J Clin Oncol 2017 Jun 14;35(16):1786-1794. Epub 2017 Mar 14.
Marc P.E. André, Université Catholique de Louvain, Yvoir; Catherine Fortpied, Valeria Fiaccadori, and Tiana Raveloarivahy, European Organisation for Research and Treatment of Cancer, Brussels, Belgium; Théodore Girinsky and Christophe Fermé, Institut Gustave Roussy, Villejuif; Oumédaly Reman, Institut d'Hématologie de Basse Normandie, Centre Hospitalier Universitaire, Caen; Pauline Brice, Assistance Publique des Hopitaux de Paris Hôpital Saint-Louis; Richard Delarue, Assistance Publique des Hopitaux de Paris Hôpital Universitaire Necker-Enfants Maladies, Paris; Olivier Casasnovas, Centre Hospitalier Universitaire le Bocage and Institut National de la Santé et de la Recherche Médicale, Dijon; Véronique Edeline, Hôpital René Hugenin-Institut Curie, Saint Cloud; Réda Bouabdallah, Institut Paoli Calmette, Marseille; Catherine Sebban, Hematology Centre Léon Bérard, Lyon; Aspasia Stamatoullas, Centre Henri Becquerel, Rouen; Michel Meignan, Henri Mondor University Hospitals, Créteil, France; Massimo Federico and Monica Bellei, University of Modena and Reggio Emilia, Modena; Manuel Gotti, Fondazione Istituto di Ricovero e Cura a Carattere Scientifico Policlinico San Matteo, Pavia; Alessandro Re, Spedali Civili Hospital, Brescia; Francesco Merli and Annibale Versari, Arcispedale Santa Maria Nuova Istituto di Ricovero e Cura a Carattere Scientifico, Reggio Emilia, Italy; Richard van der Maazen and John Raemaekers, Radboud University Medical Center, Nijmegen; Gustaaf van Imhoff, University of Groningen, University Medical Centre Groningen, Groningen, the Netherlands; and Lena Specht and Martin Hutchings, Rigshospitalet, Copenhagen University Hospital, Copenhagen, Denmark.

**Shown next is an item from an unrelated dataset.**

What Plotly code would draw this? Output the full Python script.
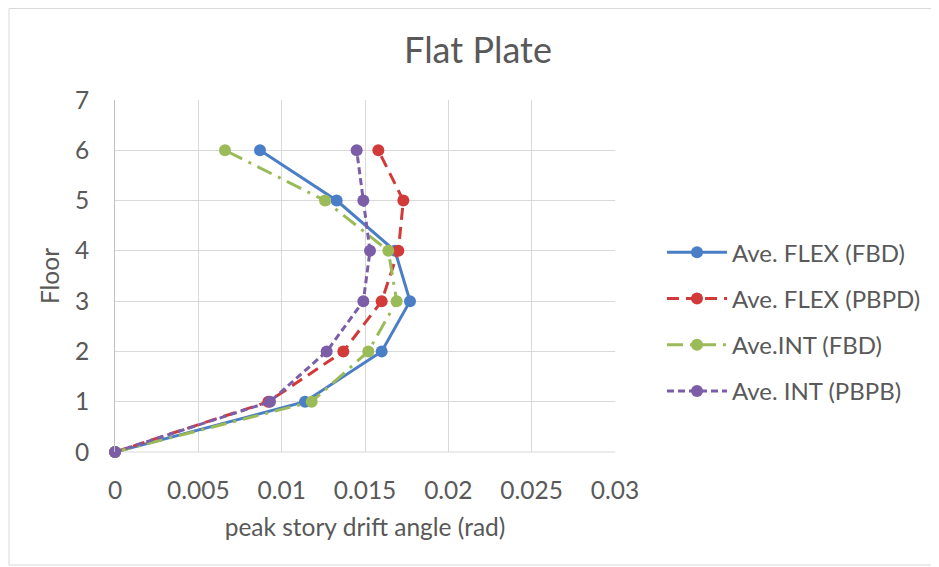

Purpose Patients who receive combined modality treatment for stage I and II Hodgkin lymphoma (HL) have an excellent outcome. Early response evaluation with positron emission tomography (PET) scan may improve selection of patients who need reduced or more intensive treatments. Methods We performed a randomized trial to evaluate treatment adaptation on the basis of early PET (ePET) after two cycles of doxorubicin, bleomycin, vinblastine, and dacarbazine (ABVD) in previously untreated-according to European Organisation for Research and Treatment of Cancer criteria favorable (F) and unfavorable (U)-stage I and II HL. The standard arm consisted of ABVD followed by involved-node radiotherapy (INRT), regardless of ePET result. In the experimental arm, ePET-negative patients received ABVD only (noninferiority design), whereas ePET-positive patients switched to two cycles of bleomycin, etoposide, doxorubicin, cyclophosphamide, vincristine, procarbazine, and prednisone (BEACOPPesc) and INRT (superiority design). Primary end point was progression-free survival (PFS). Results Of 1,950 randomly assigned patients, 1,925 received an ePET-361 patients (18.8%) were positive. In ePET-positive patients, 5-year PFS improved from 77.4% for standard ABVD + INRT to 90.6% for intensification to BEACOPPesc + INRT (hazard ratio [HR], 0.42; 95% CI, 0.23 to 0.74; P = .002). In ePET-negative patients, 5-year PFS rates in the F group were 99.0% versus 87.1% (HR, 15.8; 95% CI, 3.8 to 66.1) in favor of ABVD + INRT; the U group, 92.1% versus 89.6% (HR, 1.45; 95% CI, 0.8 to 2.5) in favor of ABVD + INRT. For both F and U groups, noninferiority of ABVD only compared with combined modality treatment could not be demonstrated. Conclusion In stage I and II HL, PET response after two cycles of ABVD allows for early treatment adaptation. When ePET is positive after two cycles of ABVD, switching to BEACOPPesc + INRT significantly improved 5-year PFS. In ePET-negative patients, noninferiority of ABVD only could not be demonstrated: risk of relapse is increased when INRT is omitted, especially in patients in the F group.